Among the grumblings often heard about education for life insurance and financial service professionals is that there are too many professional designations. It’s a fair criticism: Advisors can now choose from scores of programs, many of which cover retirement planning for seniors.
And yet, there remains a critical need for technical expertise in one area that is experiencing rising demand: counseling for domestic partners. This group encompasses gay and lesbian couples, whose planning issues I explore in my feature article beginning on p.14. It includes also bisexual and transgender folks, as well as unmarried heterosexual couples and grandparents living with adult children.
According to 2005-2007 U.S. Census estimates, more than a 12 million unmarried partners live in the U.S. The need for insurance and financial planning is significant: Nearly half of GLBT boomers say they do not expect to retire until age 70 because of a lack of financial preparedness. And just 31% of LGBT boomers say they are financially prepared for retirement.
Such numbers are hardly surprising, given that they dovetail with the abysmal statistics among pre-retirees generally. What concerns me is that many advisors lack a proper grounding in the planning needs of unmarried couples, as well as same-sex couples whose marriages are recognized by their home state, but not under federal law.
The dearth of planning expertise is likely to be keenly felt in coming years as more of these couples seek counseling on the full panoply of financial issues: marriage, divorce, wealth accumulation and wealth transfer, business and retirement income planning, among other areas.
Advisors can save their clients heartache by becoming familiar with tools that many domestic partners are likely to need. Example: a transfer- (or payable-) on-death bank account, which allows individuals to bypass probate court when passing assets to heirs. One need only complete a form, provided by the bank, naming the domestic partner (or other heir) as the beneficiary of the money at the account holder’s death.

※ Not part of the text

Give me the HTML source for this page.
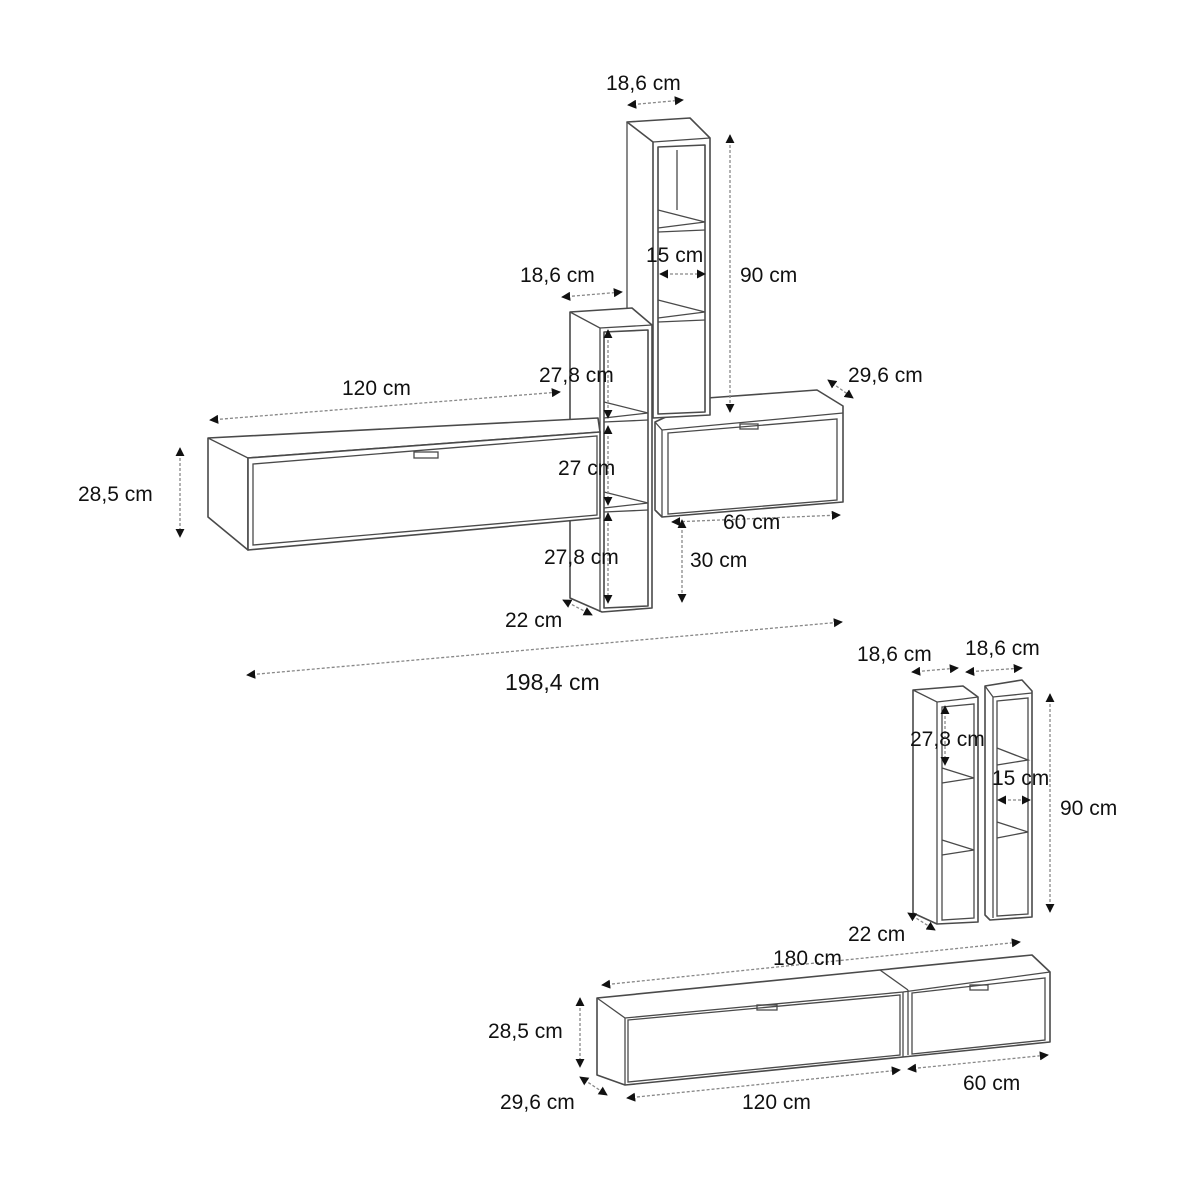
<!DOCTYPE html>
<html><head><meta charset="utf-8"><style>
html,body{margin:0;padding:0;background:#fff}
svg{display:block}
text{font-family:"Liberation Sans",sans-serif;font-size:21px;fill:#111}
.l{fill:#fff;stroke:#4a4a4a;stroke-width:1.6;stroke-linejoin:round}
.t{fill:none;stroke:#4a4a4a;stroke-width:1.3}
.d{fill:none;stroke:#888;stroke-width:1.3;stroke-dasharray:3 2}
</style></head><body>
<svg width="1200" height="1200" viewBox="0 0 1200 1200">
<defs><marker id="a" viewBox="0 0 10 10" refX="9" refY="5" markerWidth="7" markerHeight="7" orient="auto-start-reverse"><path d="M0,0L10,5L0,10z" fill="#111"/></marker></defs>

<!-- right cabinet (behind tall shelf) -->
<polygon class="l" points="655,422 707,398 817,390 843,406 843,502 662,517 655,510"/>
<polyline class="t" points="655,422 662,430 843,413"/>
<polyline class="t" points="662,430 662,517"/>
<polygon class="t" points="668,433 837,419 837,500 668,514"/>
<rect class="t" x="740" y="424" width="18" height="5"/>

<!-- tall shelf top set -->
<polygon class="l" points="627,122 690,118 710,138 710,415 653,418 653,142 627,122"/>
<polyline class="t" points="627,122 627,420"/>
<polyline class="t" points="653,142 710,138"/>
<polygon class="l" points="658,147 705,145 705,412 658,414"/>
<polyline class="t" points="658,210 705,222 658,228"/><polyline class="t" points="658,232 705,230"/>
<polyline class="t" points="658,300 705,312 658,318"/><polyline class="t" points="658,322 705,320"/>
<polyline class="t" points="677,150 677,210"/>

<!-- small middle shelf -->
<polygon class="l" points="570,312 632,308 652,325 652,608 602,612 570,598"/>
<polyline class="t" points="600,328 652,325"/><polyline class="t" points="570,312 600,328 600,612"/>
<polygon class="l" points="604,332 648,330 648,606 604,608"/>
<polyline class="t" points="604,402 648,413 604,418"/><polyline class="t" points="604,422 648,420"/>
<polyline class="t" points="604,492 648,503 604,508"/><polyline class="t" points="604,512 648,510"/>

<!-- left cabinet -->
<polygon class="l" points="208,438 598,418 600,432 248,458 248,550 208,517"/>
<polygon class="l" points="248,458 600,432 600,518 248,550"/>
<polygon class="t" points="253,464 597,436 597,515 253,545"/>
<rect class="t" x="414" y="452" width="24" height="6"/>
<polyline class="t" points="208,438 248,458"/>

<!-- bottom shelves -->
<polygon class="l" points="913,690 963,686 978,697 978,922 937,924 913,913"/>
<polyline class="t" points="913,690 937,702 963,699 978,697"/><polyline class="t" points="937,702 937,924"/>
<polygon class="t" points="942,707 974,704 974,918 942,920"/>
<polyline class="t" points="942,768 974,778 942,783"/><polyline class="t" points="942,840 974,850 942,855"/>
<polygon class="l" points="985,686 1022,680 1032,691 1032,917 990,920 985,915"/>
<polyline class="t" points="985,686 993,697 1032,693"/><polyline class="t" points="993,697 993,918"/>
<polygon class="t" points="997,701 1028,698 1028,914 997,916"/>
<polyline class="t" points="997,748 1028,760 997,765"/><polyline class="t" points="997,822 1028,832 997,838"/>

<!-- bottom long cabinet -->
<polygon class="l" points="597,998 880,970 1032,955 1050,972 1050,1042 903,1057 625,1085 597,1075"/>
<polyline class="t" points="597,998 625,1018 903,992 1050,972"/>
<polyline class="t" points="880,970 908,990"/>
<polygon class="t" points="628,1020 900,995 900,1055 628,1082"/>
<polyline class="t" points="625,1018 625,1085"/>
<polyline class="t" points="903,992 903,1057"/><polyline class="t" points="908,990 908,1055"/>
<polygon class="t" points="912,993 1045,978 1045,1040 912,1054"/>
<rect class="t" x="757" y="1005" width="20" height="5"/><rect class="t" x="970" y="985" width="18" height="5"/>

<!-- dimension lines -->
<g class="d" marker-start="url(#a)" marker-end="url(#a)">
<line x1="628" y1="105" x2="683" y2="100"/>
<line x1="730" y1="135" x2="730" y2="412"/>
<line x1="562" y1="297" x2="622" y2="292"/>
<line x1="660" y1="274" x2="705" y2="274"/>
<line x1="210" y1="420" x2="560" y2="392"/>
<line x1="828" y1="380" x2="853" y2="398"/>
<line x1="180" y1="448" x2="180" y2="537"/>
<line x1="608" y1="330" x2="608" y2="418"/>
<line x1="608" y1="426" x2="608" y2="505"/>
<line x1="608" y1="513" x2="608" y2="603"/>
<line x1="672" y1="522" x2="840" y2="515"/>
<line x1="682" y1="520" x2="682" y2="602"/>
<line x1="563" y1="600" x2="592" y2="615"/>
<line x1="247" y1="675" x2="842" y2="622"/>
<line x1="912" y1="672" x2="958" y2="668"/>
<line x1="966" y1="672" x2="1022" y2="668"/>
<line x1="945" y1="706" x2="945" y2="765"/>
<line x1="998" y1="800" x2="1030" y2="800"/>
<line x1="1050" y1="694" x2="1050" y2="912"/>
<line x1="908" y1="913" x2="935" y2="930"/>
<line x1="602" y1="985" x2="1020" y2="942"/>
<line x1="580" y1="998" x2="580" y2="1067"/>
<line x1="580" y1="1077" x2="607" y2="1095"/>
<line x1="627" y1="1098" x2="900" y2="1070"/>
<line x1="908" y1="1069" x2="1048" y2="1055"/>
</g>

<text x="606" y="90">18,6 cm</text>
<text x="520" y="282">18,6 cm</text>
<text x="646" y="262">15 cm</text>
<text x="740" y="282">90 cm</text>
<text x="342" y="395">120 cm</text>
<text x="539" y="382">27,8 cm</text>
<text x="848" y="382">29,6 cm</text>
<text x="78" y="501">28,5 cm</text>
<text x="558" y="475">27 cm</text>
<text x="723" y="529">60 cm</text>
<text x="544" y="564">27,8 cm</text>
<text x="690" y="567">30 cm</text>
<text x="505" y="627">22 cm</text>
<text x="505" y="690" style="font-size:23px">198,4 cm</text>
<text x="857" y="661">18,6 cm</text>
<text x="965" y="655">18,6 cm</text>
<text x="910" y="746">27,8 cm</text>
<text x="992" y="785">15 cm</text>
<text x="1060" y="815">90 cm</text>
<text x="848" y="941">22 cm</text>
<text x="773" y="965">180 cm</text>
<text x="488" y="1038">28,5 cm</text>
<text x="500" y="1109">29,6 cm</text>
<text x="742" y="1109">120 cm</text>
<text x="963" y="1090">60 cm</text>
</svg>
</body></html>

Lynn Elmer, the Principal Financial Group advisor I interviewed for my feature, says she counseled a gay couple of 27 years to do this–but only after the bank of one of the partners had failed to bring this strategy to his attention. Without a TOD account, the partner’s assets could be directed to blood relatives by a probate court, leaving a surviving partner bereft of a nest egg.
Many other techniques are available to domestic partners and other unmarried couples to help guard against unintended consequences and minimize tax costs connected with asset transfers. To its credit, one institution–the Denver, Colo.-based College for Financial Planning–has brought them together in a new curriculum leading to an Accredited Domestic Partnership Advisor designation.
Available as either a self-study or an instructor-led online mentor course, the ADPA program addresses issues that distinguish financial planning for domestic partners from planning for married spouses, covering such areas as wealth transfer, taxation, retirement planning and estate planning.
What can graduates expect to come away with? College for Financial Planning Professor Gregg Parish, who spearheaded ADPA’s development over the past year, says the program will point practitioners to scenarios in which domestic partners are treated differently from married couples under federal law. And students will learn about vehicles–the charitable remainder trust, charitable lead trust, irrevocable life insurance trust, among others–that can help minimize wealth transfer costs and facilitating other planning objectives.
The curriculum comprises three modules: one covering the mechanics of wealth transfer; a second that explores income and transfer tax issues; and a third that addresses retirement income and relationship issues.
Parish points to the importance of drafting a domestic partnership agreement. Analogous to a prenuptial agreement for married couples, a DPA can stipulate, for example, how issues are to be handled while partners are together (such as child-rearing, in the event that one partner brings children to the relationship); and how assets are to be divided should the partners separate.
To be sure, no amount of planning can fully compensate for the inequality under federal law between domestic partners and married couples. Domestic partners don’t enjoy the unlimited marital deduction, so they have to adopt techniques that add time and cost to planning.
But this is a caveat most domestic partners of means can live with. What they won’t abide–and what the industry shouldn’t tolerate–are ill-educated advisors. The College for Financial Planning’s ADPA program is thus a welcome addition to the profession’s alphabet soup of credentials. Other educational institutions would do well to follow suit with similar programs.